The very first (and thus far only) commit in the repository only contained a few text and related files not .gitignore'd.

The raw size of the committed files on my disk (working tree) is just a few kilobytes.

More specifically, the committed files are:

3 .tex files of total size 9 KB
4 .lyx files of total size 32 KB
1 .gitignore file of size 1 KB
3 other .txt files of total size 4 KB

Yet, at this stage, the raw size of the .git folder is 84 MB. The size of the project folder itself is around 5 GB, most of which are .gitignore'd.

Is there a way I can try to figure out what is causing this large gap between the actual committed files and the size of the .git folder?

CodePudding user response：

If you made a prior commit with many more files, and then re-wrote it, the commit is still in the repo until it is garbage collected. But I'll take your word for it that you didn't do that:

The very first (and thus far only) commit in the repository only contained a few text and related files not .gitignore'd.

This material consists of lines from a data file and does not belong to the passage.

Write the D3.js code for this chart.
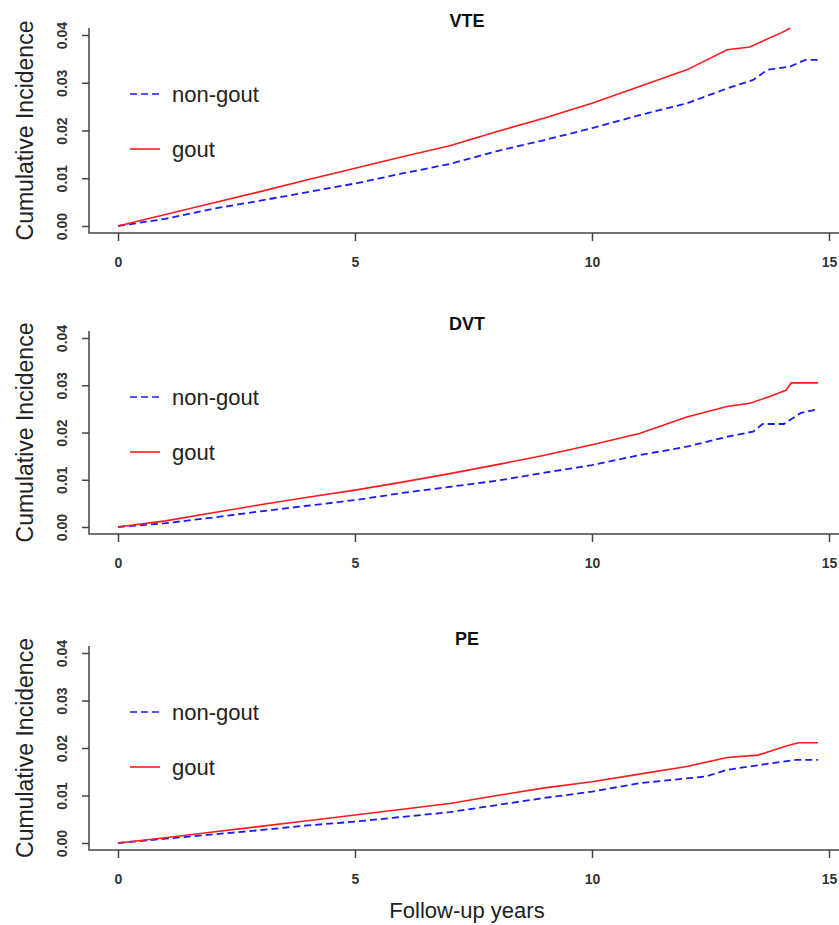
<!DOCTYPE html>
<html>
<head>
<meta charset="utf-8" />
<title>Cumulative incidence - gout vs non-gout</title>
<script src="https://cdn.jsdelivr.net/npm/d3@7/dist/d3.min.js"></script>
<style>
	body { margin: 0; background: #fff; }
	svg { display: block; font-family: "Liberation Sans", Arial, sans-serif; }
</style>
</head>
<body>
<svg id="chart" width="839" height="925"></svg>
<script>
// panel titles
const panels = ['VTE', 'DVT', 'PE'];
const seriesNames = ['non-gout', 'gout'];
const xTicks = [0, 5, 10, 15];
const yTicks = [0, 0.01, 0.02, 0.03, 0.04];

// values: [year, cumulative incidence]
const vteGout = [[0,0],[1,0.0024],[2,0.0048],[3,0.0072],[4,0.0097],[5,0.0121],[6,0.0145],[7,0.0168],[8,0.0198],[9,0.0226],[10,0.0257],[11,0.0292],[12,0.0327],[12.85,0.0369],[13.33,0.0375],[14,0.0405],[14.18,0.0414]];
const vteNonGout = [[0,0],[1,0.0015],[2,0.0036],[3,0.0053],[4,0.0071],[5,0.0089],[6,0.0110],[7,0.0130],[8,0.0157],[9,0.0180],[10,0.0205],[11,0.0232],[12,0.0257],[12.85,0.0288],[13.4,0.0306],[13.7,0.0327],[14.18,0.0334],[14.5,0.0348],[14.77,0.0348]];

const dvtGout = [[0,0],[1,0.0013],[2,0.0030],[3,0.0047],[4,0.0063],[5,0.0078],[6,0.0095],[7,0.0113],[8,0.0132],[9,0.0152],[10,0.0174],[11,0.0198],[12,0.0233],[12.85,0.0255],[13.33,0.0262],[13.75,0.0276],[14.1,0.0290],[14.2,0.0305],[14.77,0.0305]];
const dvtNonGout = [[0,0],[1,0.0008],[2,0.0020],[3,0.0033],[4,0.0045],[5,0.0057],[6,0.0072],[7,0.0085],[8,0.0098],[9,0.0115],[10,0.0131],[11,0.0152],[12,0.0170],[12.85,0.0191],[13.4,0.0202],[13.6,0.0218],[14.05,0.0218],[14.4,0.0241],[14.7,0.0248]];

const peGout = [[0,0],[1,0.0011],[2,0.0023],[3,0.0035],[4,0.0047],[5,0.0059],[6,0.0071],[7,0.0083],[8,0.0100],[9,0.0116],[10,0.0129],[11,0.0145],[12,0.0161],[12.85,0.0180],[13.5,0.0185],[14.1,0.0204],[14.35,0.0211],[14.77,0.0211]];
const peNonGout = [[0,0],[1,0.0009],[2,0.0018],[3,0.0027],[4,0.0037],[5,0.0045],[6,0.0055],[7,0.0065],[8,0.0080],[9,0.0095],[10,0.0108],[11,0.0126],[12.4,0.0140],[12.85,0.0154],[13.8,0.0168],[14.3,0.0175],[14.77,0.0175]];

const nonGoutData = [vteNonGout, dvtNonGout, peNonGout];
const goutData = [vteGout, dvtGout, peGout];

// layout of each panel (y pixel of 0.04 and of 0.00)
const panelTop = [35, 338, 653];
const panelBottom = [226, 527, 843];
const axisLeftX = 89;

const svg = d3.select('#chart');
const xScale = d3.scaleLinear().domain([0, 15]).range([118, 829]);
const line = d3.line().x(d => xScale(d[0]));

panels.forEach((name, i) => {
	const yScale = d3.scaleLinear().domain([0, 0.04]).range([panelBottom[i], panelTop[i]]);
	const g = svg.append('g').attr('class', 'panel');
	const boxTop = panelTop[i] - 7, boxBottom = panelBottom[i] + 7;

	// L shaped frame
	g.append('path')
		.attr('d', 'M' + axisLeftX + ',' + boxTop + 'V' + boxBottom + 'H845')
		.style('fill', 'none').style('stroke', '#444').style('stroke-width', '1.5px');

	// y axis, labels turned like R does
	const yAxis = d3.axisLeft(yScale).tickValues(yTicks).tickFormat(d3.format('.2f')).tickSize(7).tickSizeOuter(0);
	const ya = g.append('g').attr('transform', 'translate(' + axisLeftX + ',0)').call(yAxis);
	ya.select('.domain').remove();
	ya.selectAll('line').style('stroke', '#444').style('stroke-width', '1.5px');
	ya.selectAll('text')
		.attr('x', null).attr('dy', null)
		.attr('text-anchor', 'middle')
		.attr('transform', 'translate(-22,0) rotate(-90)')
		.style('font-size', '14px').style('font-weight', 'bold').style('fill', '#333')
		.style('font-family', '"Liberation Sans", Arial, sans-serif');

	// x axis
	const xAxis = d3.axisBottom(xScale).tickValues(xTicks).tickFormat(d3.format('d')).tickSize(8).tickSizeOuter(0);
	const xa = g.append('g').attr('transform', 'translate(0,' + boxBottom + ')').call(xAxis);
	xa.select('.domain').remove();
	xa.selectAll('line').style('stroke', '#444').style('stroke-width', '1.5px');
	xa.selectAll('text')
		.attr('y', 34).attr('dy', null)
		.style('font-size', '14px').style('font-weight', 'bold').style('fill', '#333')
		.style('font-family', '"Liberation Sans", Arial, sans-serif');

	// curves
	line.y(d => yScale(d[1]));
	g.append('path').datum(nonGoutData[i])
		.attr('d', line)
		.style('fill', 'none').style('stroke', '#1a1aff').style('stroke-width', '1.8px')
		.style('stroke-dasharray', '7,4');
	g.append('path').datum(goutData[i])
		.attr('d', line)
		.style('fill', 'none').style('stroke', '#ff1a1a').style('stroke-width', '1.6px');

	// title
	g.append('text')
		.attr('x', 467).attr('y', panelTop[i] - 8)
		.attr('text-anchor', 'middle')
		.style('font-size', '18px').style('font-weight', 'bold').style('fill', '#111')
		.text(name);

	// y label
	g.append('text')
		.attr('transform', 'translate(33,' + ((boxTop + boxBottom) / 2) + ') rotate(-90)')
		.attr('text-anchor', 'middle')
		.style('font-size', '23px').style('fill', '#222')
		.text('Cumulative Incidence');

	// legend
	const legY = [panelTop[i] + 59, panelTop[i] + 114];
	seriesNames.forEach((s, k) => {
		g.append('line')
			.attr('x1', 130).attr('x2', 160).attr('y1', legY[k]).attr('y2', legY[k])
			.style('stroke', k === 0 ? '#1a1aff' : '#ff1a1a')
			.style('stroke-width', '1.6px')
			.style('stroke-dasharray', k === 0 ? '7,4' : null);
		g.append('text')
			.attr('x', 172).attr('y', legY[k]).attr('dy', '0.35em')
			.style('font-size', '22px').style('fill', '#222')
			.text(s);
	});
});

svg.append('text')
	.attr('x', 467).attr('y', 918)
	.attr('text-anchor', 'middle')
	.style('font-size', '22px').style('fill', '#222')
	.text('Follow-up years');
</script>
</body>
</html>
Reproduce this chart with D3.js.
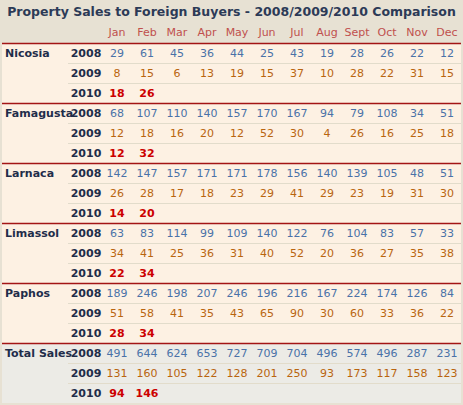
<!DOCTYPE html><html><head><meta charset="utf-8">
<script src="https://cdn.jsdelivr.net/npm/d3@7"></script>
<style>body{margin:0;background:#e7e1d3}</style></head><body>
<script>
const title="Property Sales to Foreign Buyers - 2008/2009/2010 Comparison";
const months=["Jan","Feb","Mar","Apr","May","Jun","Jul","Aug","Sept","Oct","Nov","Dec"];
const regions=["Nicosia","Famagusta","Larnaca","Limassol","Paphos","Total Sales"];
const years=["2008","2009","2010"];
const sales2008=[[29,61,45,36,44,25,43,19,28,26,22,12],[68,107,110,140,157,170,167,94,79,108,34,51],[142,147,157,171,171,178,156,140,139,105,48,51],[63,83,114,99,109,140,122,76,104,83,57,33],[189,246,198,207,246,196,216,167,224,174,126,84],[491,644,624,653,727,709,704,496,574,496,287,231]];
const sales2009=[[8,15,6,13,19,15,37,10,28,22,31,15],[12,18,16,20,12,52,30,4,26,16,25,18],[26,28,17,18,23,29,41,29,23,19,31,30],[34,41,25,36,31,40,52,20,36,27,35,38],[51,58,41,35,43,65,90,30,60,33,36,22],[131,160,105,122,128,201,250,93,173,117,158,123]];
const sales2010=[[18,26],[12,32],[14,20],[22,34],[28,34],[94,146]];

const W=463,H=405,rowH=20,tableTop=43;
const svg=d3.select("body").append("svg").attr("width",W).attr("height",H).style("font-family","DejaVu Sans, Verdana, sans-serif");
const x=d3.scaleBand().domain(months).range([102,462]);
const y=d3.scaleBand().domain(d3.range(18)).range([tableTop,tableTop+18*rowH]);
svg.append("text").attr("x",W/2).attr("y",16).attr("text-anchor","middle").attr("fill","#2c3a57").attr("font-weight","bold").attr("font-size",12.5).text(title);
svg.selectAll(".mh").data(months).join("text").attr("x",d=>x(d)+x.bandwidth()/2).attr("y",36).attr("text-anchor","middle").attr("fill","#c0504d").attr("font-size",11).text(d=>d);
const colors=["#4a72a8","#b9650f","#cc0000"];
const data=[sales2008,sales2009,sales2010];
regions.forEach((r,ri)=>{
  const g=svg.append("g");
  const y0=y(ri*3);
  g.append("rect").attr("x",2).attr("y",y0).attr("width",459).attr("height",3*rowH).attr("fill",ri==5?"#ecebe6":"#fdf1e3");
  g.append("text").attr("x",5).attr("y",y0+14).attr("fill","#1f2d4a").attr("font-weight","bold").attr("font-size",11).text(r);
  years.forEach((yr,yi)=>{
    const yy=y(ri*3+yi);
    if(yi>0) g.append("line").attr("x1",68).attr("x2",461).attr("y1",yy+0.5).attr("y2",yy+0.5).attr("stroke","#e2dccb");
    g.append("text").attr("x",86).attr("y",yy+14).attr("text-anchor","middle").attr("fill","#1f2d4a").attr("font-weight","bold").attr("font-size",11).text(yr);
    g.selectAll(".v").data(data[yi][ri]).join("text").attr("x",(d,i)=>x(months[i])+x.bandwidth()/2).attr("y",yy+14).attr("text-anchor","middle").attr("fill",colors[yi]).attr("font-weight",yi==2?"bold":"normal").attr("font-size",11).text(d=>d);
  });
  g.append("line").attr("x1",2).attr("x2",461).attr("y1",y0+0.5).attr("y2",y0+0.5).attr("stroke","#a31515").attr("stroke-width",1.3);
});
</script></body></html>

Therefore, the simplest explanation for this is that you staged a large number of files before getting your .gitignore file setup properly. Even staging files without committing them will take up space in the repository, at least temporarily. You can easily prove this is the cause with the prune command:

git prune -n # dry run, show what would be removed
# and to actually do it
git prune

Then check your repo size again.

Side Note: under normal circumstances you don't need to run the prune command because it happens automatically during garbage collection, however the prune default is 2 weeks. So if you wish to use gc to force a full pruning, then you could use:

git gc --prune=now

Side Side Note: I always advise people to commit early and often, because if they ever really mess something up, they can traverse their reflog to find old unreachable commits to recover lost (but previously committed) work. Since by default even unpacked objects sit around for 2 weeks, you could potentially recover files that were only staged in the last 2 weeks but never committed.